**SET PROBLEM:**
Using the data below, tally the lines that include the string "code". Only the number is wanted.

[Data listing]

★ ★ ★

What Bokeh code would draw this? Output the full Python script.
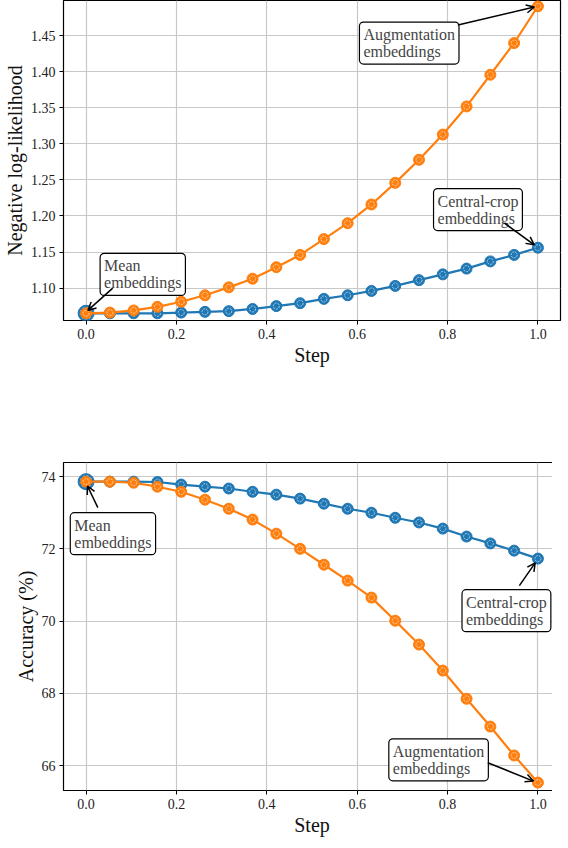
from bokeh.plotting import figure
from bokeh.layouts import column
from bokeh.models import (Range1d, FixedTicker, Label, Arrow, OpenHead, PrintfTickFormatter)
from bokeh.embed import file_html
from bokeh.resources import INLINE

steps = [i / 19 for i in range(20)]
nll_central = [1.065, 1.065, 1.065, 1.065, 1.066, 1.067, 1.068, 1.071, 1.075, 1.079,
               1.085, 1.090, 1.096, 1.103, 1.111, 1.119, 1.127, 1.137, 1.146, 1.156]
nll_aug = [1.065, 1.066, 1.069, 1.074, 1.081, 1.090, 1.101, 1.113, 1.129, 1.146,
           1.168, 1.190, 1.216, 1.246, 1.278, 1.313, 1.352, 1.396, 1.440, 1.491]
acc_central = [73.86, 73.86, 73.86, 73.85, 73.78, 73.72, 73.67, 73.58, 73.50, 73.39,
               73.25, 73.11, 73.00, 72.86, 72.73, 72.56, 72.34, 72.15, 71.95, 71.73]
acc_aug = [73.86, 73.86, 73.83, 73.72, 73.58, 73.36, 73.11, 72.81, 72.42, 72.00,
           71.56, 71.12, 70.65, 70.01, 69.35, 68.63, 67.85, 67.08, 66.28, 65.53]
x_ticks = [0.0, 0.2, 0.4, 0.6, 0.8, 1.0]
nll_ticks = [1.10, 1.15, 1.20, 1.25, 1.30, 1.35, 1.40, 1.45]
acc_ticks = [66, 68, 70, 72, 74]

BLUE = "#1f77b4"
ORANGE = "#ff7f0e"
FONT = "'Liberation Serif', serif"


def make_fig(yr, yticks, yfmt, ylabel, min_top, min_bottom, fh):
    p = figure(frame_width=497, frame_height=fh, min_border_left=52, min_border_right=3,
               min_border_top=min_top, min_border_bottom=min_bottom,
               x_range=Range1d(-0.05, 1.05), y_range=Range1d(*yr),
               output_backend="svg", toolbar_location=None)
    p.outline_line_color = "black"
    p.outline_line_width = 1.2
    p.outline_line_alpha = 1
    for ax in (p.xaxis, p.yaxis):
        ax.axis_line_color = None
        ax.major_tick_out = 4
        ax.major_tick_in = 0
        ax.minor_tick_line_color = None
        ax.major_tick_line_color = "black"
        ax.major_label_text_font = FONT
        ax.major_label_text_font_size = "14px"
        ax.major_label_text_color = "#222222"
        ax.major_label_standoff = 4
        ax.axis_label_text_font = FONT
        ax.axis_label_text_font_size = "20px"
        ax.axis_label_text_font_style = "normal"
        ax.axis_label_text_color = "#111111"
    p.xaxis.ticker = FixedTicker(ticks=x_ticks)
    p.xaxis.formatter = PrintfTickFormatter(format="%.1f")
    p.yaxis.ticker = FixedTicker(ticks=yticks)
    p.yaxis.formatter = PrintfTickFormatter(format=yfmt)
    p.xaxis.axis_label = "Step"
    p.xaxis.axis_label_standoff = 2
    p.yaxis.axis_label = ylabel
    p.yaxis.axis_label_standoff = 2
    p.grid.grid_line_color = "#c8c8c8"
    p.grid.grid_line_width = 1.2
    p.background_fill_color = "white"
    return p


def add_series(p, ys, color, big_first=False):
    if big_first:
        p.scatter(steps[:1], ys[:1], size=16, fill_color=color, line_color=color)
        p.scatter(steps[:1], ys[:1], size=12, fill_color=None, line_color="white",
                  line_alpha=0.6, line_dash="2 2")
    p.line(steps, ys, line_color=color, line_width=2.2)
    p.scatter(steps, ys, size=11, fill_color=color, line_color=color)
    p.scatter(steps, ys, size=6, fill_color=None, line_color="white",
              line_alpha=0.6, line_width=1, line_dash="2 1")


def annotate(p, text, tx, ty, ax0, ay0, ax1, ay1):
    p.add_layout(Label(x=tx, y=ty, text=text, text_font=FONT, text_font_size="16px",
                       text_align="left", text_baseline="top", text_line_height=1.0,
                       background_fill_color="white", background_fill_alpha=0.95,
                       border_line_color="black", border_line_width=1.2,
                       padding=4, border_radius=4))
    p.add_layout(Arrow(x_start=ax0, y_start=ay0, x_end=ax1, y_end=ay1,
                       line_color="black", line_width=1.5,
                       end=OpenHead(size=8, line_color="black", line_width=1.5)))


top = make_fig((1.055, 1.499), nll_ticks, "%.2f", "Negative log-likelihood", 0, 60, 320)
add_series(top, nll_central, BLUE, big_first=True)
add_series(top, nll_aug, ORANGE)
annotate(top, "Mean\nembeddings", 0.031, 1.148, 0.059, 1.100, steps[0] + 0.004, nll_aug[0] + 0.004)
annotate(top, "Augmentation\nembeddings", 0.605, 1.469, 0.823, 1.465, steps[-1] - 0.008, nll_aug[-1] - 0.001)
annotate(top, "Central-crop\nembeddings", 0.769, 1.238, 0.926, 1.190, steps[-1] - 0.008, nll_central[-1] + 0.004)

bot = make_fig((65.31, 74.39), acc_ticks, "%d", "Accuracy (%)", 82, 42, 328)
add_series(bot, acc_central, BLUE, big_first=True)
add_series(bot, acc_aug, ORANGE)
annotate(bot, "Mean\nembeddings", -0.035, 73.0, 0.026, 73.14, steps[0] + 0.003, acc_aug[0] - 0.12)
annotate(bot, "Central-crop\nembeddings", 0.832, 70.87, 0.959, 70.98, steps[-1] - 0.006, acc_central[-1] - 0.12)
annotate(bot, "Augmentation\nembeddings", 0.670, 66.74, 0.889, 66.08, steps[-1] - 0.01, acc_aug[-1] + 0.04)

layout = column(top, bot, spacing=0)
open("out.html", "w").write(file_html(layout, INLINE))
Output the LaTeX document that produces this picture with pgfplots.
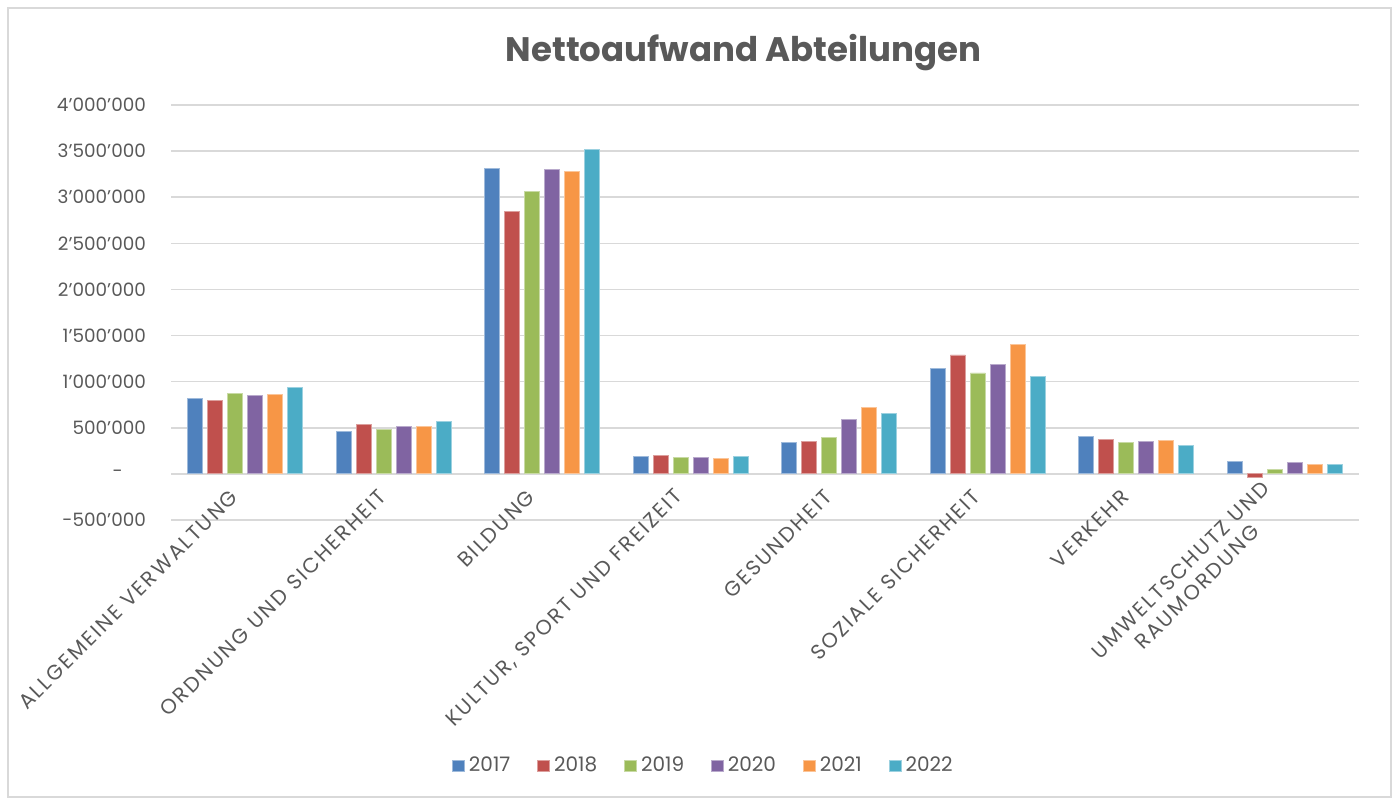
\documentclass[border=0pt]{standalone}
\usepackage{pgfplots}
\pgfplotsset{compat=1.18}
\usepackage{fontspec}
\setmainfont{Poppins}
\newfontfamily\labelfont[LetterSpace=10]{Poppins}
\definecolor{c1}{HTML}{4F81BD}
\definecolor{c2}{HTML}{C0504D}
\definecolor{c3}{HTML}{9BBB59}
\definecolor{c4}{HTML}{8064A2}
\definecolor{c5}{HTML}{F79646}
\definecolor{c6}{HTML}{4BACC6}
\definecolor{txt}{HTML}{595959}
\definecolor{gridc}{HTML}{D9D9D9}
\begin{document}
\begin{tikzpicture}
\begin{axis}[
  scale only axis,
  width=594pt, height=207.5pt,
  xmin=-0.5, xmax=7.5,
  ymin=-500000, ymax=4000000,
  scaled y ticks=false,
  ybar=2.5pt, bar width=7.5pt,
  xtick={0,...,7},
  xticklabels={ALLGEMEINE VERWALTUNG, ORDNUNG UND SICHERHEIT, BILDUNG, {KULTUR, SPORT UND FREIZEIT}, GESUNDHEIT, SOZIALE SICHERHEIT, VERKEHR, {UMWELTSCHUTZ UND\\RAUMORDUNG}},
  x tick label style={xshift=-3pt, rotate=45, anchor=east, align=center, font=\labelfont\fontsize{10.4}{12}\selectfont, text=txt},
  xticklabel shift=-20pt,
  ytick={-500000,0,500000,1000000,1500000,2000000,2500000,3000000,3500000,4000000},
  yticklabels={-500’000, {-\hphantom{00}}, 500’000, 1’000’000, 1’500’000, 2’000’000, 2’500’000, 3’000’000, 3’500’000, 4’000’000},
  y tick label style={font=\fontsize{9.2}{11}\selectfont, text=txt, xshift=-9pt},
  xmajorgrids=false, ymajorgrids=true, grid style={draw=gridc, line width=0.8pt},
  axis line style={draw=none},
  tick style={draw=none},
  title={\textbf{Nettoaufwand Abteilungen}},
  title style={font=\fontsize{17}{19}\selectfont, text=txt, at={(0.482,1.098)}, anchor=center},
  legend columns=6,
  legend style={draw=none, at={(0.449,-0.593)}, anchor=center, font=\fontsize{10}{11}\selectfont, text=txt,
    /tikz/every even column/.append style={column sep=11.5pt}},
  legend image code/.code={\fill[#1] (0pt,-2.8pt) rectangle (6pt,2.8pt);},
]
\addplot[fill=c1, draw=c1!55!white, line width=0.4pt] coordinates {(0,815000) (1,457000) (2,3311000) (3,188000) (4,337000) (5,1145000) (6,406000) (7,138000)};
\addplot[fill=c2, draw=c2!55!white, line width=0.4pt] coordinates {(0,797000) (1,536000) (2,2848000) (3,196000) (4,355000) (5,1290000) (6,373000) (7,-33000)};
\addplot[fill=c3, draw=c3!55!white, line width=0.4pt] coordinates {(0,870000) (1,485000) (2,3065000) (3,174000) (4,395000) (5,1094000) (6,337000) (7,47000)};
\addplot[fill=c4, draw=c4!55!white, line width=0.4pt] coordinates {(0,848000) (1,511000) (2,3301000) (3,174000) (4,587000) (5,1185000) (6,351000) (7,120000)};
\addplot[fill=c5, draw=c5!55!white, line width=0.4pt] coordinates {(0,862000) (1,511000) (2,3275000) (3,167000) (4,717000) (5,1402000) (6,362000) (7,105000)};
\addplot[fill=c6, draw=c6!55!white, line width=0.4pt] coordinates {(0,938000) (1,572000) (2,3518000) (3,188000) (4,656000) (5,1058000) (6,308000) (7,98000)};
\legend{2017,2018,2019,2020,2021,2022}
\end{axis}
\draw[gridc, line width=0.8pt] (-81.5pt,-138.5pt) rectangle (610pt,256pt);
\useasboundingbox (-85.5pt,-140.5pt) rectangle (614.5pt,260pt);
\end{tikzpicture}
\end{document}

★ ★ ★

**EXERCISE RESPONSE:**
2